Craig will need to declare the market value of the newly issued tokens he earns as assessable income in his tax return.

The income amount Craig declares is $10. The cost base of the newly issued tokens is their market value at the time Craig acquires them.

End of example

Wrapped tokens

A wrapped token is a tokenised representation of another crypto asset. You can typically redeem wrapped tokens (unwrapped) on a 1:1 ratio for the crypto assets they represent (the original tokens).

Wrapped tokens allow either:

  • the value from one blockchain (for example, Bitcoin) to be used on another blockchain (for example, Ethereum)
  • the value of a crypto asset of a certain standard to be represented as a different standard (for example, creating an ERC-20 compliant version of ETH).

Wrapping typically involves a smart contract (a computer protocol that facilitates, verifies or enforces the terms of a contract on the blockchain without third parties).
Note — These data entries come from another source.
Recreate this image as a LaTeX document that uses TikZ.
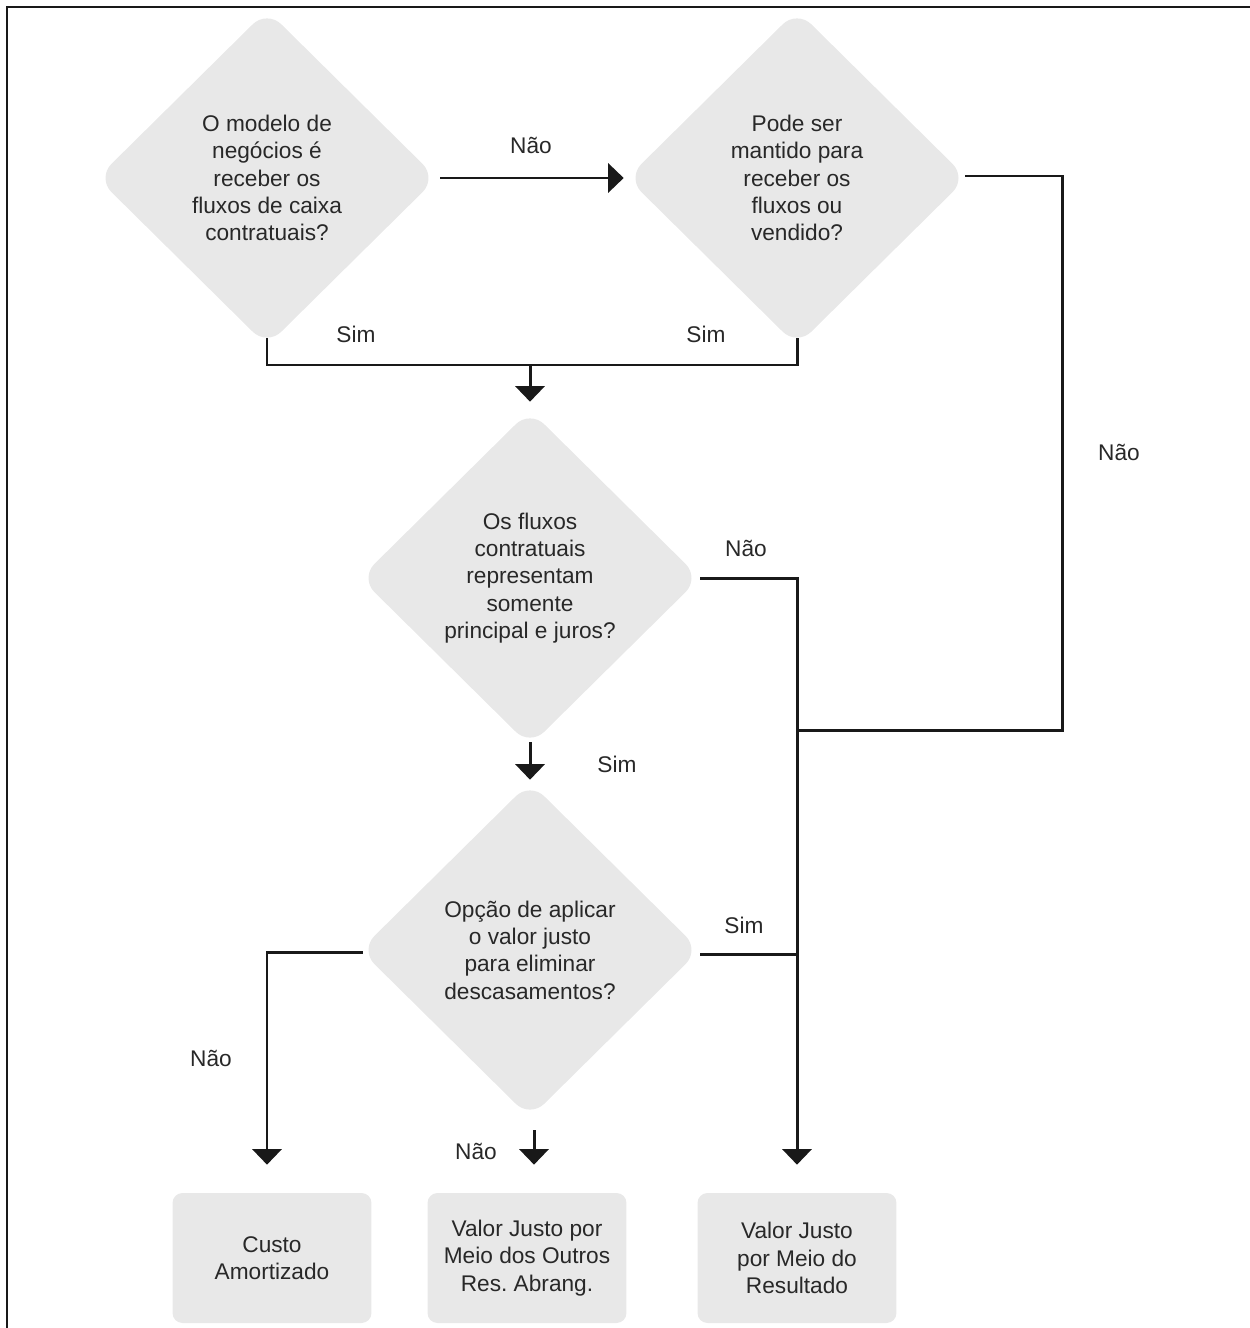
\documentclass[tikz,border=0pt]{standalone}
\usepackage{fontspec}
\setmainfont{Liberation Sans}
\usetikzlibrary{shapes.geometric,arrows.meta,calc}
\definecolor{boxfill}{RGB}{232,232,232}
\definecolor{txt}{RGB}{40,40,40}
\definecolor{ln}{RGB}{25,25,25}
\frenchspacing
\begin{document}
\begin{tikzpicture}[x=0.02cm,y=-0.02cm,
  every node/.style={text=txt, font=\fontsize{12.9}{15.6}\selectfont},
  dec/.style={diamond, fill=boxfill, rounded corners=0.4cm, inner sep=0pt,
    minimum width=6.8cm, minimum height=6.72cm, align=center},
  res/.style={rectangle, fill=boxfill, rounded corners=0.2cm, inner sep=0pt,
    minimum width=3.98cm, minimum height=2.6cm, align=center},
  lbl/.style={inner sep=1pt},
  conn/.style={line width=1.7pt, draw=ln},
  arr/.style={conn, -{Triangle[width=16.5pt,length=8.8pt]}}]
\useasboundingbox (0,0) rectangle (1250,1328);
\draw[line width=1.15pt, draw=ln] (1250,7) -- (7,7) -- (7,1328);

\node[dec] (d1) at (267,178) {O modelo de\\negócios é\\receber os\\fluxos de caixa\\contratuais?};
\node[dec] (d2) at (797,178) {Pode ser\\mantido para\\receber os\\fluxos ou\\vendido?};
\node[dec] (d3) at (530,578) {Os fluxos\\contratuais\\representam\\somente\\principal e juros?};
\node[dec] (d4) at (530,950) {Opção de aplicar\\o valor justo\\para eliminar\\descasamentos?};

\node[res] (b1) at (272,1258) {Custo\\Amortizado};
\node[res] (b2) at (527,1258) {Valor Justo por\\Meio dos Outros\\Res. Abrang.};
\node[res] (b3) at (797,1258) {Valor Justo\\por Meio do\\Resultado};

% connectors
\draw[arr] ($(d1.east)+(3,0)$) -- ($(d2.west)+(-3,0)$);
\coordinate (m1) at (530,365);
\draw[conn] ($(d1.south)+(0,-8)$) |- (m1) -| ($(d2.south)+(0,-8)$);
\draw[arr] (m1) -- ($(d3.north)+(0,-8)$);

\coordinate (r1) at (1062,176);
\coordinate (j1) at (797,730);
\draw[conn] ($(d2.east)+(-2,-2)$) -- (r1) |- (j1);

\coordinate (v1) at (797,578);
\draw[arr] (d3.east) -- (v1) -- ($(b3.north)+(0,-28)$);
\draw[conn] ($(d4.east)+(0,4)$) -- ($(d4.east -| v1)+(0,4)$);

\draw[arr] ($(d4.west)+(3,2)$) -| ($(b1.north)+(-5,-28)$);
\draw[arr] ($(d3.south)+(0,-4)$) -- ($(d4.north)+(0,-2)$);
\draw[arr] ($(d4.south)+(4,12)$) -- ($(b2.north)+(7,-28)$);

% labels
\node[lbl] (l1) at (531,145) {Não};
\node[lbl] (l2) at (356,334) {Sim};
\node[lbl] (l3) at (706,334) {Sim};
\node[lbl] (l4) at (1119,452) {Não};
\node[lbl] (l5) at (746,548) {Não};
\node[lbl] (l6) at (617,764) {Sim};
\node[lbl] (l7) at (744,925) {Sim};
\node[lbl] (l8) at (211,1058) {Não};
\node[lbl] (l9) at (476,1151) {Não};
\end{tikzpicture}
\end{document}
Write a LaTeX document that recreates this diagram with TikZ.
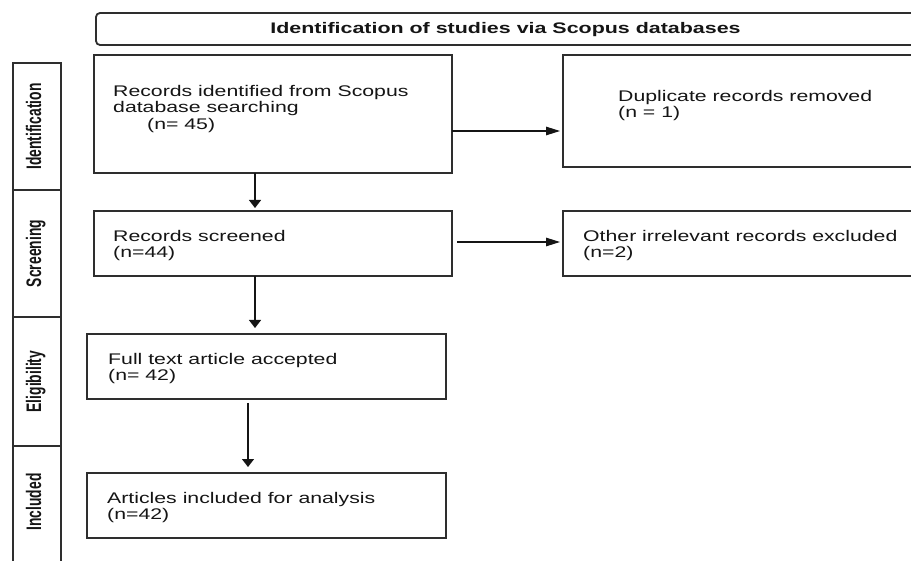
\documentclass[tikz,border=0pt]{standalone}
\usepackage{fontspec}
\usetikzlibrary{arrows.meta}
\newfontfamily\bodyfont[FakeStretch=1.38]{Liberation Sans}
\newfontfamily\titlefont[FakeStretch=1.4]{Liberation Sans Bold}
\newfontfamily\sidefont[FakeStretch=0.66]{Liberation Sans Bold}
\definecolor{edge}{HTML}{2E2E2E}
\definecolor{ink}{HTML}{151515}
\begin{document}
\begin{tikzpicture}[x=1pt,y=-1pt,
  box/.style={draw=edge, line width=1.8pt, inner sep=0pt, outer sep=0pt},
  txt/.style={anchor=north west, inner sep=0pt, align=left, text=ink,
    font=\bodyfont\fontsize{15.4}{16.5}\selectfont},
  cellbox/.style={draw=edge, line width=1.1pt, inner sep=0pt, outer sep=0pt, minimum width=48pt},
  side/.style={rotate=90, anchor=base, inner sep=0pt, text=ink,
    font=\sidefont\fontsize{21}{21}\selectfont},
  vdown/.style={-{Triangle[length=8pt,width=12pt]}, line width=1.3pt, draw=ink},
  hright/.style={-{Triangle[length=14pt,width=8.5pt]}, line width=1.2pt, draw=ink},
]
\useasboundingbox (0,0) rectangle (911,561);
\clip (0,0) rectangle (911,561);
\fill[white] (0,0) rectangle (911,561);

% title
\node[box, rounded corners=4pt, minimum width=820pt, minimum height=32pt] (title) at (506,29) {};
\node[anchor=base, inner sep=0pt, text=ink, font=\titlefont\fontsize{15.3}{15.3}\selectfont] (titletext) at (505.5,34)
  {Identification of studies via Scopus databases};

% left column
\node[cellbox, minimum height=127pt] (c1) at (37,126.5) {};
\node[cellbox, minimum height=127pt] (c2) at (37,253.5) {};
\node[cellbox, minimum height=129pt] (c3) at (37,381.5) {};
\node[cellbox, minimum height=140pt] (c4) at (37,516) {};
\node[side] (l1) at (41,126.5) {Identification};
\node[side] (l2) at (41,253.5) {Screening};
\node[side] (l3) at (41,381.5) {Eligibility};
\node[side] (l4) at (41,502) {Included};

% boxes
\node[box, minimum width=358pt, minimum height=118pt] (b1) at (273,114) {};
\node[box, minimum width=367pt, minimum height=112pt] (b2) at (746.5,111) {};
\node[box, minimum width=358pt, minimum height=65pt] (b3) at (273,243.5) {};
\node[box, minimum width=367pt, minimum height=65pt] (b4) at (746.5,243.5) {};
\node[box, minimum width=359pt, minimum height=65pt] (b5) at (266.5,366.5) {};
\node[box, minimum width=359pt, minimum height=65pt] (b6) at (266.5,505.5) {};

% texts
\node[txt] (t1) at (113,85) {Records identified from Scopus\\database searching\\\hspace*{34pt}(n= 45)};
\node[txt] (t2) at (618,90) {Duplicate records removed\\(n = 1)};
\node[txt] (t3) at (113,230) {Records screened\\(n=44)};
\node[txt] (t4) at (583,230) {Other irrelevant records excluded\\(n=2)};
\node[txt] (t5) at (108,353) {Full text article accepted\\(n= 42)};
\node[txt] (t6) at (107,492) {Articles included for analysis\\(n=42)};

% connectors
\draw[vdown] ([xshift=-18pt]b1.south) -- ([xshift=-18pt,yshift=3pt]b3.north);
\draw[vdown] ([xshift=-18pt]b3.south) -- ([xshift=-11.5pt,yshift=6pt]b5.north);
\draw[vdown] ([xshift=-18.5pt,yshift=-4pt]b5.south) -- ([xshift=-18.5pt,yshift=6pt]b6.north);
\draw[hright] ([yshift=-17pt]b1.east) -- ([xshift=-3pt,yshift=-20pt]b2.west);
\draw[hright] ([xshift=5pt,yshift=1.5pt]b3.east) -- ([xshift=-3pt,yshift=1.5pt]b4.west);
\end{tikzpicture}
\end{document}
To wrap tokens, you send crypto assets to the smart contract's address, and it mints (creates) a wrapped version of the crypto asset. The original crypto asset is 'locked' in the smart contract's address until the wrapped token is redeemed. The process of 'locking' the original asset prevents double spending of the value represented by the wrapped token.

When you wrap or unwrap a crypto asset, you exchange one crypto asset for another and a CGT event happens. The capital proceeds for the CGT event equal the market value of the wrapped token at the time of the exchange.

Example: CGT treatment when exchanging wrapped tokens

Kal bought 1 BTC for $30,000 in January 2023 and then wrapped it through a smart contract for 1 WBTC in April 2023.

The market value of WBTC at the time of exchange was $45,000. A CGT event happens when the BTC is wrapped through that smart contract. Kal will have a capital gain of $15,000.